» RECORDED INFORMATION:
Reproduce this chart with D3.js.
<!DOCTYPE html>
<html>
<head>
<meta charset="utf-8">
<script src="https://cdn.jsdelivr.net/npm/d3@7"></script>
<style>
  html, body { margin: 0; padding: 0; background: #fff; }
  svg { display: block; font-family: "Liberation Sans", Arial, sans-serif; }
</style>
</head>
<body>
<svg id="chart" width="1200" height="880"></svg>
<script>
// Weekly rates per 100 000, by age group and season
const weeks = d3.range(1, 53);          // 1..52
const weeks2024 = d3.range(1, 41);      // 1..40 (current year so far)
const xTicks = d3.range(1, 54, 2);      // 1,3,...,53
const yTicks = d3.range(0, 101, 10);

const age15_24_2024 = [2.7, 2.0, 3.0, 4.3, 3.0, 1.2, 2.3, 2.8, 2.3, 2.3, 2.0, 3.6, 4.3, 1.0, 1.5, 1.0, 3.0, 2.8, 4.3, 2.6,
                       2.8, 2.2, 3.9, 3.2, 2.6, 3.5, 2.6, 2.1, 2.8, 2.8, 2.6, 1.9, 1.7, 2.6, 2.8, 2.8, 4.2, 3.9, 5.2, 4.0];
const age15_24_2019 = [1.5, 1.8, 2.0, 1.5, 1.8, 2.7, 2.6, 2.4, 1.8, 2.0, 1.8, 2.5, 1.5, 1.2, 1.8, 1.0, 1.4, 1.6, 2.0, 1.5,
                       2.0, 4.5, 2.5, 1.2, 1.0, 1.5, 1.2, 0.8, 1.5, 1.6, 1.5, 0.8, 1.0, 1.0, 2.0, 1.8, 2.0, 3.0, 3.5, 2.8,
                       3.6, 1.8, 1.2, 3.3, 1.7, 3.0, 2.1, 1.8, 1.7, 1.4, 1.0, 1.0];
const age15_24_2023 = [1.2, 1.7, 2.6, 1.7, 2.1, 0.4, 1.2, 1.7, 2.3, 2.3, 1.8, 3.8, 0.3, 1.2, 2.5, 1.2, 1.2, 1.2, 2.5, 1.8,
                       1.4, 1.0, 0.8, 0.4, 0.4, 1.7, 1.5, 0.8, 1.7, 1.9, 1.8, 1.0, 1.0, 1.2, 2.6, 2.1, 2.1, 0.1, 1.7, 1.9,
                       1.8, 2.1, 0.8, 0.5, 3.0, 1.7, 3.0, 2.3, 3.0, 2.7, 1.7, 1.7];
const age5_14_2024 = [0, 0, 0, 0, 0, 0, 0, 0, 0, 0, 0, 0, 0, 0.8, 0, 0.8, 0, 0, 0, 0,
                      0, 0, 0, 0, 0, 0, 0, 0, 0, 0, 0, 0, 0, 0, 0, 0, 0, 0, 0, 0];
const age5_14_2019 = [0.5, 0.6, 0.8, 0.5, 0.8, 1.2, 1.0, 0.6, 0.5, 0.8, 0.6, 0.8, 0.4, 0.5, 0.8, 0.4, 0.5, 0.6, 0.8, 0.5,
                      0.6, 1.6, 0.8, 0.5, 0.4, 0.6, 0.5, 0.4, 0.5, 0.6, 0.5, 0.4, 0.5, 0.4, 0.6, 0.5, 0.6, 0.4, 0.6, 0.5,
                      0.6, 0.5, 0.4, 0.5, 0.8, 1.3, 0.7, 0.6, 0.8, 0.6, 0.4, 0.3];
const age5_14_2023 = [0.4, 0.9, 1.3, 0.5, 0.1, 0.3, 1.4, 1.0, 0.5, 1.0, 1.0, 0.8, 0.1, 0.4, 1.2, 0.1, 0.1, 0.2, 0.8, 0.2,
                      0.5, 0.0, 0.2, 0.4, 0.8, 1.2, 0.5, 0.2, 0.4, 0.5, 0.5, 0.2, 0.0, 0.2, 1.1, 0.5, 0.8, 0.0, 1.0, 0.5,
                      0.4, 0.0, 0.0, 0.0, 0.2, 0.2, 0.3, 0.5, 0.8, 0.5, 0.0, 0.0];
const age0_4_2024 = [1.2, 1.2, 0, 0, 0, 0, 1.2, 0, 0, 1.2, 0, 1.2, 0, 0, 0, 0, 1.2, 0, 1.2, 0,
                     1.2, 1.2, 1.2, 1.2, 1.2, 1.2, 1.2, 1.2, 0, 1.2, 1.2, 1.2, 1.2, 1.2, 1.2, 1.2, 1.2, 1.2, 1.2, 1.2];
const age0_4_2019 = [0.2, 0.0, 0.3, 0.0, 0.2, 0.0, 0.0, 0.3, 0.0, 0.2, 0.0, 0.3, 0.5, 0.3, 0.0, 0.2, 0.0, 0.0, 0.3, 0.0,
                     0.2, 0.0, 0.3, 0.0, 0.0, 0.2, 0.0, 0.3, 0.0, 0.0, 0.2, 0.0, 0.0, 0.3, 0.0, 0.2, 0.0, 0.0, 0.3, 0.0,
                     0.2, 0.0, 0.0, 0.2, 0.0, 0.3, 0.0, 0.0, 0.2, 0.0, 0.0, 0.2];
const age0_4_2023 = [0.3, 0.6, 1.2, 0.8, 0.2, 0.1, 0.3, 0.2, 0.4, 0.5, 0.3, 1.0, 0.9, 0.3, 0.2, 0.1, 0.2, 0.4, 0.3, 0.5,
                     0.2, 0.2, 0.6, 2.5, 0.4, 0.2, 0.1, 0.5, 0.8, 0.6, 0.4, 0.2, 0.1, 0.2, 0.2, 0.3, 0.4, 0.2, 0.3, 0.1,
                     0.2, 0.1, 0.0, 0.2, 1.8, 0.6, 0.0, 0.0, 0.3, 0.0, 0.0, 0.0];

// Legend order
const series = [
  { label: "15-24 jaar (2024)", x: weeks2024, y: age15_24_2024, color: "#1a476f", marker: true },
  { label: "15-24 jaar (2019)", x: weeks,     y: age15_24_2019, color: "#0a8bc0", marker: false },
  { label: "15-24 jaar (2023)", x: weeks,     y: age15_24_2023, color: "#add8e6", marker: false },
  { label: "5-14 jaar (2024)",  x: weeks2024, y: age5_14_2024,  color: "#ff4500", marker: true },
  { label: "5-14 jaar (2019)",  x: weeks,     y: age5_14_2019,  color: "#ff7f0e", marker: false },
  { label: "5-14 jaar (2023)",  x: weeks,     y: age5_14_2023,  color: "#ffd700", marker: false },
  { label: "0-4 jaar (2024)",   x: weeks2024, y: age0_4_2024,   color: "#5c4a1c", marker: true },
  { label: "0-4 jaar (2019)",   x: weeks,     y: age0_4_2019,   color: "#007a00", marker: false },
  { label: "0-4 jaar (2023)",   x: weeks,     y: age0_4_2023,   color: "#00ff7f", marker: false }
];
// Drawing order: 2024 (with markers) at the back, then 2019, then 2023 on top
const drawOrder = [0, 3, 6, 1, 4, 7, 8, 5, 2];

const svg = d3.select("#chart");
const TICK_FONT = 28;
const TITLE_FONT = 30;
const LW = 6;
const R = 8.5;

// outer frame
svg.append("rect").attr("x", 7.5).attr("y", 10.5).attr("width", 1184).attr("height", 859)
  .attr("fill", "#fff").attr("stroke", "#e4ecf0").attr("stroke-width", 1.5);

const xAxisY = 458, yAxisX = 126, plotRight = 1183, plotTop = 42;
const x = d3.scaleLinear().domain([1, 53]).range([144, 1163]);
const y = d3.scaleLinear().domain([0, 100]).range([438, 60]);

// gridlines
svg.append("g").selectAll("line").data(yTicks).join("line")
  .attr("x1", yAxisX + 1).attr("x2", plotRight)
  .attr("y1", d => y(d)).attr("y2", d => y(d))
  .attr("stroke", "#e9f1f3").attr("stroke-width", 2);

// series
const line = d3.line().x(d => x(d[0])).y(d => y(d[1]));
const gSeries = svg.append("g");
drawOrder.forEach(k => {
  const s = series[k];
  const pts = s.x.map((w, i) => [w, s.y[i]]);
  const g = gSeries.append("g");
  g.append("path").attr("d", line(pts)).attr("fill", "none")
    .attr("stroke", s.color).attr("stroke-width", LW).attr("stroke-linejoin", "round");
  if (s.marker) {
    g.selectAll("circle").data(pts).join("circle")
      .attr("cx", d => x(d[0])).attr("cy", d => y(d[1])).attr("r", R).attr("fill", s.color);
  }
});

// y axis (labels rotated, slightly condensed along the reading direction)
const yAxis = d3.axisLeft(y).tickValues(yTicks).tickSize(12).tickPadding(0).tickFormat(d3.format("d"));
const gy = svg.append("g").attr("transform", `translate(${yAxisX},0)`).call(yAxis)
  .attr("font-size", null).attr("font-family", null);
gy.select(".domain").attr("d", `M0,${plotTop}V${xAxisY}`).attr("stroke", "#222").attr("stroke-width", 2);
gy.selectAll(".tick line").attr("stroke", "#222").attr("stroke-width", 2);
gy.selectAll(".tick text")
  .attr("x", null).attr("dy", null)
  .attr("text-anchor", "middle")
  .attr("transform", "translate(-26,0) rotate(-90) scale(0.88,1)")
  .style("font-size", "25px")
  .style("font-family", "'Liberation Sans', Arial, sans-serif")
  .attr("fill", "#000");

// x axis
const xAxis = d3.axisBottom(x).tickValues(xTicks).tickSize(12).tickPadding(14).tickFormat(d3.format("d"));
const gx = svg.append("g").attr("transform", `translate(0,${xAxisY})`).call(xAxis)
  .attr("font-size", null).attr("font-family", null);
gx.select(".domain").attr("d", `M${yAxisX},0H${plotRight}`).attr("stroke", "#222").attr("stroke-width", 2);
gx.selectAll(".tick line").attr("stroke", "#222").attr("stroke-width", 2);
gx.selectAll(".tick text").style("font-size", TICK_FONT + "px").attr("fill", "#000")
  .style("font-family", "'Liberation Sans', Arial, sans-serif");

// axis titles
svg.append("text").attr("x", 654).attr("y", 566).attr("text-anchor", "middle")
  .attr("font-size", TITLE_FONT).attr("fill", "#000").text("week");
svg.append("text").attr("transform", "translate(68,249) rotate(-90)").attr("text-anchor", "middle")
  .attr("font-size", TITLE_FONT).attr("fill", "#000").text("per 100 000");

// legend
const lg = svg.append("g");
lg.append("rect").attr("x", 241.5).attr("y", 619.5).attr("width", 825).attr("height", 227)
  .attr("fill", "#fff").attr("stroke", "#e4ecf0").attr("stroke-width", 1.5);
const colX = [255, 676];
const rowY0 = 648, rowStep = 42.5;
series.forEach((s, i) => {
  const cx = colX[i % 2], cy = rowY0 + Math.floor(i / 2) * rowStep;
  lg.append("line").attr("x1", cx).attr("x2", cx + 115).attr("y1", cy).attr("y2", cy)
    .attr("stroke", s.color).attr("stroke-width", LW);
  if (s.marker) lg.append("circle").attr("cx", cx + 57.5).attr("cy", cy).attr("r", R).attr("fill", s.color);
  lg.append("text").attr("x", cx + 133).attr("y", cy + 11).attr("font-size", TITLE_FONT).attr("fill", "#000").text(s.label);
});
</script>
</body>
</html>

» GOAL:
Quote the listing word for word from its first line through the line in which "const yTicks = d3.range(0, 101, 10);" appears.

» EXERCISE RESULT:
Reproduce this chart with D3.js.
<!DOCTYPE html>
<html>
<head>
<meta charset="utf-8">
<script src="https://cdn.jsdelivr.net/npm/d3@7"></script>
<style>
  html, body { margin: 0; padding: 0; background: #fff; }
  svg { display: block; font-family: "Liberation Sans", Arial, sans-serif; }
</style>
</head>
<body>
<svg id="chart" width="1200" height="880"></svg>
<script>
// Weekly rates per 100 000, by age group and season
const weeks = d3.range(1, 53);          // 1..52
const weeks2024 = d3.range(1, 41);      // 1..40 (current year so far)
const xTicks = d3.range(1, 54, 2);      // 1,3,...,53
const yTicks = d3.range(0, 101, 10);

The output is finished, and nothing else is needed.